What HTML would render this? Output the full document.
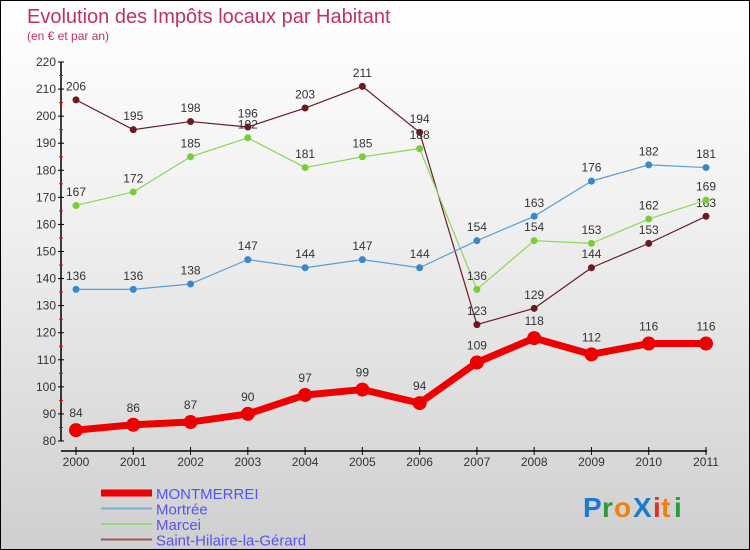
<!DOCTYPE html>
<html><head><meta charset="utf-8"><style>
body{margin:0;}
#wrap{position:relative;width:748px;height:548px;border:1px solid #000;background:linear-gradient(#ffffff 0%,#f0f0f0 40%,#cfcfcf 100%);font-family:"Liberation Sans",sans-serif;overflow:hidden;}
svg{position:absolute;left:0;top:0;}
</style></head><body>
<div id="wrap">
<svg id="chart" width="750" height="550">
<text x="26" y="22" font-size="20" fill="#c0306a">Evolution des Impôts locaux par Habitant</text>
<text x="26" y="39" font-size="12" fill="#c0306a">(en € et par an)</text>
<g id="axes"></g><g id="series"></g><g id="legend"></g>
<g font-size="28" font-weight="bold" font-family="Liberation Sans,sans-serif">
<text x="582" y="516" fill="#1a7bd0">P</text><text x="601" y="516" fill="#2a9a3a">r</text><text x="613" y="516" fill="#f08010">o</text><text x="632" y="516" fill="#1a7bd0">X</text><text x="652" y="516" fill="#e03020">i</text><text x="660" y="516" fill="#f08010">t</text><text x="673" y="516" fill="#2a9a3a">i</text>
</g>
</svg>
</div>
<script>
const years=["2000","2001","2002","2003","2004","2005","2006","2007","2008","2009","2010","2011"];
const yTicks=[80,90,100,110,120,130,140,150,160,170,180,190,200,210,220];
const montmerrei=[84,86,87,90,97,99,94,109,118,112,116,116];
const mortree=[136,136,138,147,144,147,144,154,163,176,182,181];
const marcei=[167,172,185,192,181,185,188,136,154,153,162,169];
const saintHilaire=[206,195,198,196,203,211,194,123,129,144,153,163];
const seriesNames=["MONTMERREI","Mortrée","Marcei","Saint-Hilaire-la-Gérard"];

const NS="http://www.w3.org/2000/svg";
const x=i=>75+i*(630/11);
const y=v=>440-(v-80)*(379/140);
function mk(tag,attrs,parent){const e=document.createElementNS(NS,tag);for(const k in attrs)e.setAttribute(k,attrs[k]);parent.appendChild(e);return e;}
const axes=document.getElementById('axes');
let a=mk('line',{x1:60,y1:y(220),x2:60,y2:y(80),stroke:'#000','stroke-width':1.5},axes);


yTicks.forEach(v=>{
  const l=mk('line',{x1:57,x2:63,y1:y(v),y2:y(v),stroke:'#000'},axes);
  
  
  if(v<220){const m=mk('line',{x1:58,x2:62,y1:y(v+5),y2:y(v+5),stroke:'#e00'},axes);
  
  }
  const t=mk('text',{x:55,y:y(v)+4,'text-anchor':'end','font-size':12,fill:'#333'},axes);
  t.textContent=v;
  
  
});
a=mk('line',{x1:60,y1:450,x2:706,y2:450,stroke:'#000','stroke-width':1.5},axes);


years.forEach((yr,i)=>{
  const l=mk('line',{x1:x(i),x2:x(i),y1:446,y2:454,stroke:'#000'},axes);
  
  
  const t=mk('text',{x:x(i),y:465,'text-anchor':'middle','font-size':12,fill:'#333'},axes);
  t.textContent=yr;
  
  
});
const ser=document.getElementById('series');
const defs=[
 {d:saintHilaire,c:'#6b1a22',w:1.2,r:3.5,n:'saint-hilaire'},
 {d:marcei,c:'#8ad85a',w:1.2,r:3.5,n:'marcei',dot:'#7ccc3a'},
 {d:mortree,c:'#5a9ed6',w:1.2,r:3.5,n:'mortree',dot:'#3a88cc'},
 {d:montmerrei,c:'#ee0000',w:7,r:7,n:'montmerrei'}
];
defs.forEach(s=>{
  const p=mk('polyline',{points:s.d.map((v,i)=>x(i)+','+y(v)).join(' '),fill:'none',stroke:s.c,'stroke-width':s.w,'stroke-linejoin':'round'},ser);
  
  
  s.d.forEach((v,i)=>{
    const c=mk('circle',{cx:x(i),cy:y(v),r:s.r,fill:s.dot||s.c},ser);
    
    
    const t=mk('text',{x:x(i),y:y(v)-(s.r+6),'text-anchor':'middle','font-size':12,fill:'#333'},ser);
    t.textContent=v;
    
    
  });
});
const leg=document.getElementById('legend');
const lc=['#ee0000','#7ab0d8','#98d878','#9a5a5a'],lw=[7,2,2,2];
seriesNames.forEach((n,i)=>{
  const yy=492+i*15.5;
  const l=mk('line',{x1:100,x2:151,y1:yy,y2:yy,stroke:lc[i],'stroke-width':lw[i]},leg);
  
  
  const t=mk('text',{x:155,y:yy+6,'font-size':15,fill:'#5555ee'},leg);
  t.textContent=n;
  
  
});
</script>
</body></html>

■ SHORT PROBLEM
Using the material above, set down every line exactly, but skip the pictures.

■ CORRECT ANSWER
What HTML would render this? Output the full document.
<!DOCTYPE html>
<html><head><meta charset="utf-8"><style>
body{margin:0;}
#wrap{position:relative;width:748px;height:548px;border:1px solid #000;background:linear-gradient(#ffffff 0%,#f0f0f0 40%,#cfcfcf 100%);font-family:"Liberation Sans",sans-serif;overflow:hidden;}
svg{position:absolute;left:0;top:0;}
</style></head><body>
<div id="wrap">
<svg id="chart" width="750" height="550">
<text x="26" y="22" font-size="20" fill="#c0306a">Evolution des Impôts locaux par Habitant</text>
<text x="26" y="39" font-size="12" fill="#c0306a">(en € et par an)</text>
<g id="axes"></g><g id="series"></g><g id="legend"></g>
<g font-size="28" font-weight="bold" font-family="Liberation Sans,sans-serif">
<text x="582" y="516" fill="#1a7bd0">P</text><text x="601" y="516" fill="#2a9a3a">r</text><text x="613" y="516" fill="#f08010">o</text><text x="632" y="516" fill="#1a7bd0">X</text><text x="652" y="516" fill="#e03020">i</text><text x="660" y="516" fill="#f08010">t</text><text x="673" y="516" fill="#2a9a3a">i</text>
</g>
</svg>
</div>
<script>
const years=["2000","2001","2002","2003","2004","2005","2006","2007","2008","2009","2010","2011"];
const yTicks=[80,90,100,110,120,130,140,150,160,170,180,190,200,210,220];
const montmerrei=[84,86,87,90,97,99,94,109,118,112,116,116];
const mortree=[136,136,138,147,144,147,144,154,163,176,182,181];
const marcei=[167,172,185,192,181,185,188,136,154,153,162,169];
const saintHilaire=[206,195,198,196,203,211,194,123,129,144,153,163];
const seriesNames=["MONTMERREI","Mortrée","Marcei","Saint-Hilaire-la-Gérard"];

const NS="http://www.w3.org/2000/svg";
const x=i=>75+i*(630/11);
const y=v=>440-(v-80)*(379/140);
function mk(tag,attrs,parent){const e=document.createElementNS(NS,tag);for(const k in attrs)e.setAttribute(k,attrs[k]);parent.appendChild(e);return e;}
const axes=document.getElementById('axes');
let a=mk('line',{x1:60,y1:y(220),x2:60,y2:y(80),stroke:'#000','stroke-width':1.5},axes);


yTicks.forEach(v=>{
  const l=mk('line',{x1:57,x2:63,y1:y(v),y2:y(v),stroke:'#000'},axes);
  
  
  if(v<220){const m=mk('line',{x1:58,x2:62,y1:y(v+5),y2:y(v+5),stroke:'#e00'},axes);
  
  }
  const t=mk('text',{x:55,y:y(v)+4,'text-anchor':'end','font-size':12,fill:'#333'},axes);
  t.textContent=v;
  
  
});
a=mk('line',{x1:60,y1:450,x2:706,y2:450,stroke:'#000','stroke-width':1.5},axes);


years.forEach((yr,i)=>{
  const l=mk('line',{x1:x(i),x2:x(i),y1:446,y2:454,stroke:'#000'},axes);
  
  
  const t=mk('text',{x:x(i),y:465,'text-anchor':'middle','font-size':12,fill:'#333'},axes);
  t.textContent=yr;
  
  
});
const ser=document.getElementById('series');
const defs=[
 {d:saintHilaire,c:'#6b1a22',w:1.2,r:3.5,n:'saint-hilaire'},
 {d:marcei,c:'#8ad85a',w:1.2,r:3.5,n:'marcei',dot:'#7ccc3a'},
 {d:mortree,c:'#5a9ed6',w:1.2,r:3.5,n:'mortree',dot:'#3a88cc'},
 {d:montmerrei,c:'#ee0000',w:7,r:7,n:'montmerrei'}
];
defs.forEach(s=>{
  const p=mk('polyline',{points:s.d.map((v,i)=>x(i)+','+y(v)).join(' '),fill:'none',stroke:s.c,'stroke-width':s.w,'stroke-linejoin':'round'},ser);
  
  
  s.d.forEach((v,i)=>{
    const c=mk('circle',{cx:x(i),cy:y(v),r:s.r,fill:s.dot||s.c},ser);
    
    
    const t=mk('text',{x:x(i),y:y(v)-(s.r+6),'text-anchor':'middle','font-size':12,fill:'#333'},ser);
    t.textContent=v;
    
    
  });
});
const leg=document.getElementById('legend');
const lc=['#ee0000','#7ab0d8','#98d878','#9a5a5a'],lw=[7,2,2,2];
seriesNames.forEach((n,i)=>{
  const yy=492+i*15.5;
  const l=mk('line',{x1:100,x2:151,y1:yy,y2:yy,stroke:lc[i],'stroke-width':lw[i]},leg);
  
  
  const t=mk('text',{x:155,y:yy+6,'font-size':15,fill:'#5555ee'},leg);
  t.textContent=n;
  
  
});
</script>
</body></html>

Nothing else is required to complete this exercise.